Below are some records. Say how many of their lines include the string "chart", giving only the number.

══ Provided data ══

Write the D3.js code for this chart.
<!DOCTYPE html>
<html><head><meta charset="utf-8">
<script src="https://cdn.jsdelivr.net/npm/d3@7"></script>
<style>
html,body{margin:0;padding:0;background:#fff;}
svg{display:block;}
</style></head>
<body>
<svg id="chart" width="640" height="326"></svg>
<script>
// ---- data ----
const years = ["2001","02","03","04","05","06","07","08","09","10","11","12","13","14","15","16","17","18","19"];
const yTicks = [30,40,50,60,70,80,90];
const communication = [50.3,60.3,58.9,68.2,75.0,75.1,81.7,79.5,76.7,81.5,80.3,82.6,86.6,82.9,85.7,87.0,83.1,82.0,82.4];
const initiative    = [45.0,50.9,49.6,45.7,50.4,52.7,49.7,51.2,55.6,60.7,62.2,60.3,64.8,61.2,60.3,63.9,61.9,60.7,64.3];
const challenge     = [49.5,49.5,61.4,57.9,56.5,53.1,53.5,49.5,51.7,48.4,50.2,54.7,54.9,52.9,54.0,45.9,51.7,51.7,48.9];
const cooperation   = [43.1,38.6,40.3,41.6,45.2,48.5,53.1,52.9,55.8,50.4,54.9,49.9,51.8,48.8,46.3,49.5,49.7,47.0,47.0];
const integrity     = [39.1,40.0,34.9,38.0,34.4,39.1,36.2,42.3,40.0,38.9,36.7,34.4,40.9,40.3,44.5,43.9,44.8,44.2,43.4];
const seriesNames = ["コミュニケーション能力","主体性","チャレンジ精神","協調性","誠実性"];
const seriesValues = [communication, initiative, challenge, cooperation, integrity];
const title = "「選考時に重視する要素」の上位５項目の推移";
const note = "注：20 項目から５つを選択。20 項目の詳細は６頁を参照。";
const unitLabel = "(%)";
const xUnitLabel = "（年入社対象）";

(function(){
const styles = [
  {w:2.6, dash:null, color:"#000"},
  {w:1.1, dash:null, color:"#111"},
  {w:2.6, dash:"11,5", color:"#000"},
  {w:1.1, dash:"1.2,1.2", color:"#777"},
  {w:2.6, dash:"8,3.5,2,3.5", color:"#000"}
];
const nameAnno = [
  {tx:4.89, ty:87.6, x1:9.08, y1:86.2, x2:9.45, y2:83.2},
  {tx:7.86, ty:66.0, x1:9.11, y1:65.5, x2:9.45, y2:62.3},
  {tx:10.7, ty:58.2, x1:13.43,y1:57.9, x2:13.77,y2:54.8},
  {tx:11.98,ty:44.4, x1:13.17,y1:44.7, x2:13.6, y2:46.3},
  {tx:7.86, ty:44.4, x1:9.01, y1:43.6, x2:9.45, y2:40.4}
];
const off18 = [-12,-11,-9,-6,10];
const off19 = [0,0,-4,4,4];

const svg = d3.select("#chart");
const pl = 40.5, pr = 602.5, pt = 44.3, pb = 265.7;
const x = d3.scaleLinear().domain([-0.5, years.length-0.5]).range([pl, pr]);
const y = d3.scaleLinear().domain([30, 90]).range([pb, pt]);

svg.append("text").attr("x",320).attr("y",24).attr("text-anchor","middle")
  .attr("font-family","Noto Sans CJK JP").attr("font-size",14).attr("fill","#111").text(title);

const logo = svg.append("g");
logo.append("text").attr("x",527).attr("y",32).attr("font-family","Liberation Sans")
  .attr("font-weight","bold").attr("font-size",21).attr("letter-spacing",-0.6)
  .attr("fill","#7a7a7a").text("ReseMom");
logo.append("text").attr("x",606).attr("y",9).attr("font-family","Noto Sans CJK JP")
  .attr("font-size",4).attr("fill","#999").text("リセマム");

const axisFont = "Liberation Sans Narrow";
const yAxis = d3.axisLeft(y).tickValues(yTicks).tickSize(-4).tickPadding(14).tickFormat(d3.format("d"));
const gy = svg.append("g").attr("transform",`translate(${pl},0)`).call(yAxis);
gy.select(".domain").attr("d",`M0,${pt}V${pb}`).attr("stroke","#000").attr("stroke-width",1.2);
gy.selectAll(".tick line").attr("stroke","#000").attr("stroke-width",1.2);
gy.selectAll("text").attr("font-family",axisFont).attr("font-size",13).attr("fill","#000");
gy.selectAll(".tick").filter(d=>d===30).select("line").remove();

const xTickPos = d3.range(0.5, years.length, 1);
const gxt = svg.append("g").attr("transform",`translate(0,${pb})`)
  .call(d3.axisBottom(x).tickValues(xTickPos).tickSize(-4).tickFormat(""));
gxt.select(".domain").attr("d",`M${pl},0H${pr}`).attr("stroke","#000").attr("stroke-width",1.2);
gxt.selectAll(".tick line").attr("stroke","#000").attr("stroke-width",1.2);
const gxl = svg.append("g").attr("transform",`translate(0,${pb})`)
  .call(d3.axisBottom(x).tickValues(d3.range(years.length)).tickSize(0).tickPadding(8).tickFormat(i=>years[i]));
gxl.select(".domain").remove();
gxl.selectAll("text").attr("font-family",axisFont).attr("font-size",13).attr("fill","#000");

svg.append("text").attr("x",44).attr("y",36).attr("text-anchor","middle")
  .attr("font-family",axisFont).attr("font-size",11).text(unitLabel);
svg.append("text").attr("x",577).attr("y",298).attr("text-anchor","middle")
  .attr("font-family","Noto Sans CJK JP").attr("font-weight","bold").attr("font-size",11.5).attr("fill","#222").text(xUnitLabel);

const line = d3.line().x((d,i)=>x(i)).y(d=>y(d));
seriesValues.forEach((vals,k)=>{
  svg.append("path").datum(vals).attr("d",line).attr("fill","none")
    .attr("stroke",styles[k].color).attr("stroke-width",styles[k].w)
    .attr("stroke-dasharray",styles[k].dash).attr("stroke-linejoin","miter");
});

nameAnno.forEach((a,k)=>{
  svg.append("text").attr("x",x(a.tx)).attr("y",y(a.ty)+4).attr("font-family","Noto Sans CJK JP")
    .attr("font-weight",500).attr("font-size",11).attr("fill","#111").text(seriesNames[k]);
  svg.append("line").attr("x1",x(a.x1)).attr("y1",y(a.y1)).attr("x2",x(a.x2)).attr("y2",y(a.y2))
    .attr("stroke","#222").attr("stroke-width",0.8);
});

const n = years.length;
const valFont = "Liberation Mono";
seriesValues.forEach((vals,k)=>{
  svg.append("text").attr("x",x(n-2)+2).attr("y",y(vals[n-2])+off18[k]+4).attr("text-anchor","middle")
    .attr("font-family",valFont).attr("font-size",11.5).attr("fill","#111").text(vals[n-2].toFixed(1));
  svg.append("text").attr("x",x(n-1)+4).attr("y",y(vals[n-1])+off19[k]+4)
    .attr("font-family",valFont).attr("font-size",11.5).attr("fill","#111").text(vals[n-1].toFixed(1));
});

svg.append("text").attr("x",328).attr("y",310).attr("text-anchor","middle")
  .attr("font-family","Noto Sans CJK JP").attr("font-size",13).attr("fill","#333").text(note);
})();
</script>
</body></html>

═══
══ Provided data ══

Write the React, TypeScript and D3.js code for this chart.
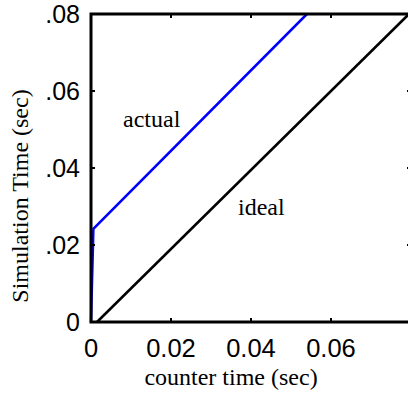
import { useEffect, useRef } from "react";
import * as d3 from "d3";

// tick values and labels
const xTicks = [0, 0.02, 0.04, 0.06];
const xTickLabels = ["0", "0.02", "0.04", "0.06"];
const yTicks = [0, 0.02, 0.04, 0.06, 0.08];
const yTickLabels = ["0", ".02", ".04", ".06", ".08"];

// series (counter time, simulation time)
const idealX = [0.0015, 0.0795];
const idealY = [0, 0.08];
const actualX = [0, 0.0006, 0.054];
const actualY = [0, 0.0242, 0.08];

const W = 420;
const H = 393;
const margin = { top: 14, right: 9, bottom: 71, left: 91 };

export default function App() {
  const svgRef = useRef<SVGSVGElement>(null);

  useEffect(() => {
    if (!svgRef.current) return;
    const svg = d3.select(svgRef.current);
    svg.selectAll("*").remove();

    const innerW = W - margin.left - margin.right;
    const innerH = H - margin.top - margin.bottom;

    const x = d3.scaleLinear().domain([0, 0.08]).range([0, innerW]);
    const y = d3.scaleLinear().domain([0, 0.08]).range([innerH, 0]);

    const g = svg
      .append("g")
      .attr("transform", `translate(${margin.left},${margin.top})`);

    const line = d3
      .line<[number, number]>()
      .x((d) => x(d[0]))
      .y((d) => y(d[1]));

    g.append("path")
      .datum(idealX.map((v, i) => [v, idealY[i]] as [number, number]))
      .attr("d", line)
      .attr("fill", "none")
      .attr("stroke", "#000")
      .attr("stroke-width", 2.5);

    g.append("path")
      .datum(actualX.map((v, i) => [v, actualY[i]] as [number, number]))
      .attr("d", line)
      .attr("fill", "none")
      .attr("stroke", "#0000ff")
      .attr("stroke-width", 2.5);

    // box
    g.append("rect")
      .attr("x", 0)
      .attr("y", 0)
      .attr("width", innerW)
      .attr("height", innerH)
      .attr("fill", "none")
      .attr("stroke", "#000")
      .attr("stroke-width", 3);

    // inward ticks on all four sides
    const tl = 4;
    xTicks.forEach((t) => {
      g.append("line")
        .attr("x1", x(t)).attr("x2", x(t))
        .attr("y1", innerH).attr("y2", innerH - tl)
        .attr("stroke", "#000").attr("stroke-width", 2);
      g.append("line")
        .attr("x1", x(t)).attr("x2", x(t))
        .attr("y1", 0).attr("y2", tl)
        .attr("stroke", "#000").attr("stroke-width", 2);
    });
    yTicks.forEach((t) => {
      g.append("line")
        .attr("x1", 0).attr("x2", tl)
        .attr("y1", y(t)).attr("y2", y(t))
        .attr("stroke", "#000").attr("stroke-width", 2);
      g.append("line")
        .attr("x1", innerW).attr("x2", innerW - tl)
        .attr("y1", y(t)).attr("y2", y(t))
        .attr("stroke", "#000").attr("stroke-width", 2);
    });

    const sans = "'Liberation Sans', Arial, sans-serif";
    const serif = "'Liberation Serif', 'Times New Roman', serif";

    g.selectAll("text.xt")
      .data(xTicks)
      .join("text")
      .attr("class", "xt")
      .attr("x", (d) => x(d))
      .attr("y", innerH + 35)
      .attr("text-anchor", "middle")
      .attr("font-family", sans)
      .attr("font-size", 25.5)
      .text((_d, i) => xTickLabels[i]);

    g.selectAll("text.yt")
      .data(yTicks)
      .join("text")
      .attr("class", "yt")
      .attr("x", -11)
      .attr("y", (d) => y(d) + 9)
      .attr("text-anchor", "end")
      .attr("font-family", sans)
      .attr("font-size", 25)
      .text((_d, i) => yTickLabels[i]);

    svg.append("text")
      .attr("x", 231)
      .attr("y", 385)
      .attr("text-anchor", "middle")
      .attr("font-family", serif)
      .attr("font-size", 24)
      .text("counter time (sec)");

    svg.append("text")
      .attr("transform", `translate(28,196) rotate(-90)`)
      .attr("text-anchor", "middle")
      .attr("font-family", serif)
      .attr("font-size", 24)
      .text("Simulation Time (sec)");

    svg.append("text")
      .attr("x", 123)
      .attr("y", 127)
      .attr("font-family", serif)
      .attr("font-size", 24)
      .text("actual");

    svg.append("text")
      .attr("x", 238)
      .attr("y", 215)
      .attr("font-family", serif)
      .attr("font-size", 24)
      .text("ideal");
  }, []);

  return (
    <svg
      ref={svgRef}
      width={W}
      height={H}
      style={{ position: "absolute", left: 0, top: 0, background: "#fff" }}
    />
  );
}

═══

Exercise output:
4